Walkouts were staged on Thursday, March 17 at Walt Disney Animation Studio and Friday, March 18 at Pixar. ESPN broadcasters Elle Duncan, Carolyn Peck and Courtney Lyle held on-air moments of silence in solidarity with LGBTQ colleagues during the NCAA women’s basketball playoff tournament.
Disney hosted a town hall meeting with employees on Monday, March 21 to discuss the company’s response to the Florida bill and attempt to quash the uproar, according to Bloomberg. The forum was part of an upcoming “Reimagine Tomorrow” campaign reinforcing the company’s commitment to diversity and inclusion that Disney planned to launch during a planned summit in April.
The group organizing the walkouts appears to be unaffiliated with any external unions representing Disney employees or internal employee groups representing LGBTQ cast members, Disney parlance for employees.
A Florida union representing thousands of Disney World workers warned against taking part in the company boycott, saying there were more effective ways to push for change and help LGBTQ Disney employees, according to the Orlando Sentinel.
The Disney Pride Advisory Group did not organize the walkout and would “neither endorse nor condemn these actions,” according to the Los Angeles Times.
Chapek issued a mea culpa in an email to the company’s LGBTQ community asking forgiveness for not standing up strongly enough against Florida’s “Don’t Say Gay” bill and pledging allegiance in the fight for equal rights.
“It is clear that this is not just an issue about a bill in Florida, but instead yet another challenge to basic human rights,” Chapek wrote in the email. “You needed me to be a stronger ally in the fight for equal rights and I let you down. I am sorry.”
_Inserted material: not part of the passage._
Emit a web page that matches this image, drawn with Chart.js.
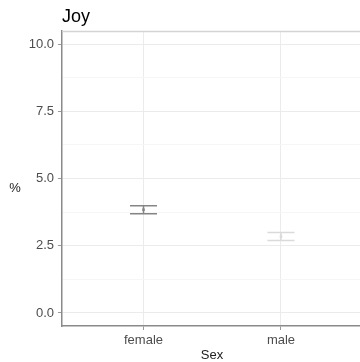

Chapek opted against denouncing the Florida legislation in favor of quietly working behind-the-scenes with DeSantis and state lawmakers — saying corporate statements do little to change minds and can be weaponized in counterproductive ways. DeSantis slammed Disney for promoting a “woke” ideology after Chapek finally denounced the “Don’t Say Gay” bill.
Disney is reassessing political campaign donations in the wake of the company’s response to the “Don’t Say Gay” bill, according to Chapek.
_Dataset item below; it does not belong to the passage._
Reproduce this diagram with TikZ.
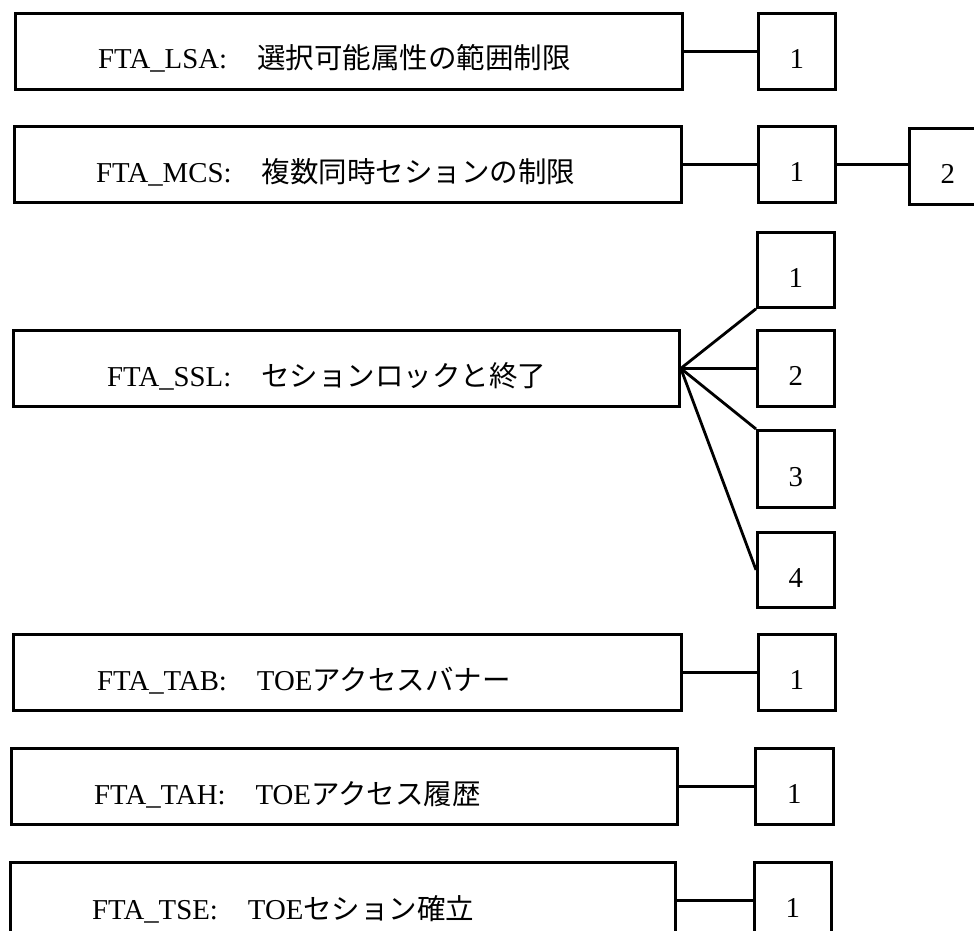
\documentclass[tikz,border=0pt]{standalone}
\usepackage{fontspec}
\setmainfont{Liberation Serif}
\newfontfamily\cjk{Noto Sans CJK JP}
\newcommand{\jp}[1]{{\cjk\fontsize{28.5}{34}\selectfont #1}}
\begin{document}
\begin{tikzpicture}[x=1pt,y=1pt,
  box/.style={draw, line width=2.8pt, rectangle, anchor=north west, inner sep=0pt},
  big/.style={box, minimum height=76pt},
  small/.style={box, minimum width=77pt, minimum height=76pt, text height=40pt, text depth=5pt, font=\fontsize{28.8}{34}\selectfont},
  lbl/.style={anchor=base west, inner sep=0pt, font=\fontsize{28.8}{34}\selectfont},
  link/.style={line width=2.8pt}
]
\useasboundingbox (0,0) rectangle (974,-931);

% FTA_LSA
\node[big, minimum width=667pt] (lsa) at (14,-12) {};
\node[lbl] (lsaT) at (98,-69) {FTA\_LSA:\hspace{30pt}\jp{選択可能属性の範囲制限}};
\node[small] (lsa1) at (757,-12) {1};
\draw[link] (lsa.east) -- (lsa1.west);

% FTA_MCS
\node[big, minimum width=667pt] (mcs) at (13,-125) {};
\node[lbl] (mcsT) at (96,-182) {FTA\_MCS:\hspace{30pt}\jp{複数同時セションの制限}};
\node[small] (mcs1) at (757,-125) {1};
\node[small] (mcs2) at (908,-127) {2};
\draw[link] (mcs.east) -- (mcs1.west);
\draw[link] (mcs1.east) -- (mcs1.east -| mcs2.west);

% FTA_SSL
\node[big, minimum width=666pt] (ssl) at (12,-329) {};
\node[lbl] (sslT) at (107,-386) {FTA\_SSL:\hspace{30pt}\jp{セションロックと終了}};
\node[small, minimum height=75pt] (ssl1) at (756,-231) {1};
\node[small] (ssl2) at (756,-329) {2};
\node[small, minimum height=77pt] (ssl3) at (756,-429) {3};
\node[small, minimum height=75pt] (ssl4) at (756,-531) {4};
\draw[link] (ssl.east) -- (ssl1.south west);
\draw[link] (ssl.east) -- (ssl2.west);
\draw[link] (ssl.east) -- (ssl3.north west);
\draw[link] (ssl.east) -- (ssl4.west);

% FTA_TAB
\node[big, minimum width=668pt] (tab) at (12,-633) {};
\node[lbl] (tabT) at (97,-690) {FTA\_TAB:\hspace{30pt}TOE\jp{アクセスバナー}};
\node[small] (tab1) at (757,-633) {1};
\draw[link] (tab.east) -- (tab1.west);

% FTA_TAH
\node[big, minimum width=666pt] (tah) at (10,-747) {};
\node[lbl] (tahT) at (94,-804) {FTA\_TAH:\hspace{30pt}TOE\jp{アクセス履歴}};
\node[small, minimum width=78pt] (tah1) at (754,-747) {1};
\draw[link] (tah.east) -- (tah1.west);

% FTA_TSE
\node[big, minimum width=665pt] (tse) at (9,-861) {};
\node[lbl] (tseT) at (92,-919) {FTA\_TSE:\hspace{30pt}TOE\jp{セション確立}};
\node[small] (tse1) at (753,-861) {1};
\draw[link] (tse.east) -- (tse1.west);
\end{tikzpicture}
\end{document}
“Starting immediately, we are increasing our support for advocacy groups to combat similar legislation in other states,” Chapek wrote in the email. “We are hard at work creating a new framework for our political giving that will ensure our advocacy better reflects our values. And today, we are pausing all political donations in the state of Florida pending this review.”
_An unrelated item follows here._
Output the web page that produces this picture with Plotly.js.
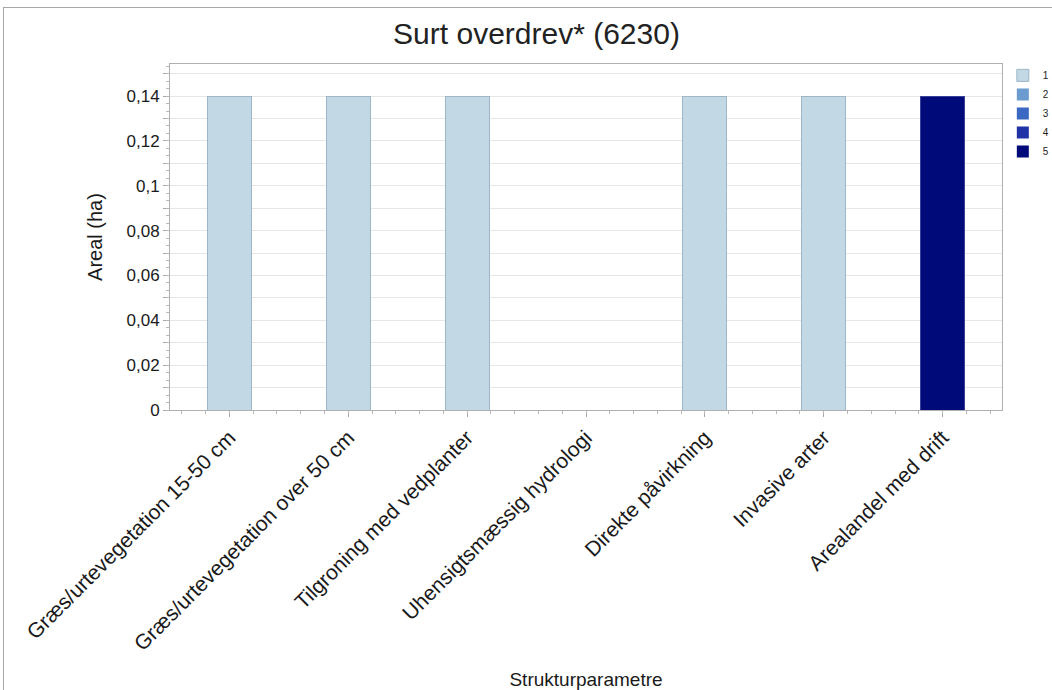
<!DOCTYPE html>
<html>
<head>
<meta charset="utf-8">
<script src="https://cdn.plot.ly/plotly-3.0.1.min.js"></script>
<style>
    body { margin: 0; background: #fff; }
    #chart { width: 1052px; height: 690px; }
    #frame { position: absolute; left: 3px; top: 7px; width: 1060px; height: 700px;
             border-left: 1px solid #a8a8a8; border-top: 1px solid #a8a8a8; pointer-events: none; }
</style>
</head>
<body>
<div id="chart"></div>
<div id="frame"></div>
<script>
const categories = ['Græs/urtevegetation 15-50 cm', 'Græs/urtevegetation over 50 cm', 'Tilgroning med vedplanter',
    'Uhensigtsmæssig hydrologi', 'Direkte påvirkning', 'Invasive arter', 'Arealandel med drift'];
const seriesNames = ['1', '2', '3', '4', '5'];
const s1 = [0.14, 0.14, 0.14, 0, 0.14, 0.14, 0];
const s2 = [0, 0, 0, 0, 0, 0, 0];
const s3 = [0, 0, 0, 0, 0, 0, 0];
const s4 = [0, 0, 0, 0, 0, 0, 0];
const s5 = [0, 0, 0, 0, 0, 0, 0.14];

const fills = ['#c3d8e5', '#6b9bcf', '#3b68c2', '#1f33a6', '#000a78'];
const edges = ['#9db6c8', '#5a88bb', '#2f58ad', '#192b8f', '#3a3f98'];

var CHART = document.getElementById('chart');

var traces = [s1, s2, s3, s4, s5].map(function(vals, i){
    return {
        x: categories,
        y: vals,
        type: 'bar',
        name: seriesNames[i],
        marker: {
            color: fills[i],
            // no outline on empty segments, otherwise they show as a line on top of the stack
            line: {color: edges[i], width: vals.map(function(v){ return v ? 1 : 0; })},
        },
        hoverinfo: 'x+y+name',
    };
});

// empty trace so the overlay axes with the small ticks get drawn
traces.push({x: [], y: [], type: 'scatter', xaxis: 'x2', yaxis: 'y2', showlegend: false, hoverinfo: 'skip'});

var layout = {
    barmode: 'stack',
    bargap: 0.63,
    separators: ',.',
    width: 1052,
    height: 690,
    paper_bgcolor: '#fff',
    plot_bgcolor: '#fff',
    font: {family: 'Liberation Sans, Arial, sans-serif', color: '#1a1a1a', size: 16},
    title: {
        text: 'Surt overdrev* (6230)',
        font: {size: 30, color: '#222'},
        x: 0.51, xanchor: 'center',
        y: 0.951, yanchor: 'middle',
    },
    margin: {l: 170, r: 50, t: 64, b: 280, autoexpand: false},
    showlegend: true,
    legend: {
        x: 1.001, xanchor: 'left',
        y: 1.009, yanchor: 'top',
        font: {size: 10, color: '#222'},
        itemwidth: 30,
        tracegroupgap: 0,
        traceorder: 'normal',
    },
    xaxis: {
        type: 'category',
        tickangle: -45,
        ticks: 'outside',
        ticklen: 6,
        tickcolor: '#a8a8a8',
        showline: true,
        mirror: true,
        linecolor: '#b0b0b0',
        showgrid: false,
        tickfont: {size: 21},
        title: {text: 'Strukturparametre', font: {size: 19}, standoff: 19},
    },
    xaxis2: {
        type: 'linear',
        overlaying: 'x',
        anchor: 'y',
        side: 'bottom',
        range: [-0.5, 6.5],
        tick0: 0,
        dtick: 0.2,
        ticks: 'outside',
        ticklen: 3,
        tickcolor: '#b8b8b8',
        showticklabels: false,
        showgrid: false,
        zeroline: false,
        showline: false,
    },
    yaxis: {
        range: [0, 0.1543],
        dtick: 0.02,
        ticks: 'outside',
        ticklen: 6,
        tickcolor: '#a8a8a8',
        showline: true,
        mirror: true,
        linecolor: '#b0b0b0',
        gridcolor: '#e6e6e6',
        zeroline: false,
        tickfont: {size: 17},
        minor: {dtick: 0.01, showgrid: true, gridcolor: '#e6e6e6', ticks: 'outside', ticklen: 6, tickcolor: '#a8a8a8'},
        title: {text: 'Areal (ha)', font: {size: 20}, standoff: 18},
    },
    yaxis2: {
        overlaying: 'y',
        anchor: 'x',
        side: 'left',
        range: [0, 0.1543],
        tick0: 0,
        dtick: 0.01 / 3,
        ticks: 'outside',
        ticklen: 3,
        tickcolor: '#b8b8b8',
        showticklabels: false,
        showgrid: false,
        zeroline: false,
        showline: false,
    },
};

var config = {displayModeBar: false, responsive: false};

Plotly.newPlot(CHART, traces, layout, config);
</script>
</body>
</html>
Last year, Disney launched a campaign to introduce more diversity and inclusivity into its theme parks, workforce and company culture. At the same time, the company is in the process of moving its Disney Park, Experiences and Products division headquarters – including the Walt Disney Imagineering creative arm that designs theme parks – to the Orlando area to take advantage of “Florida’s business-friendly climate.”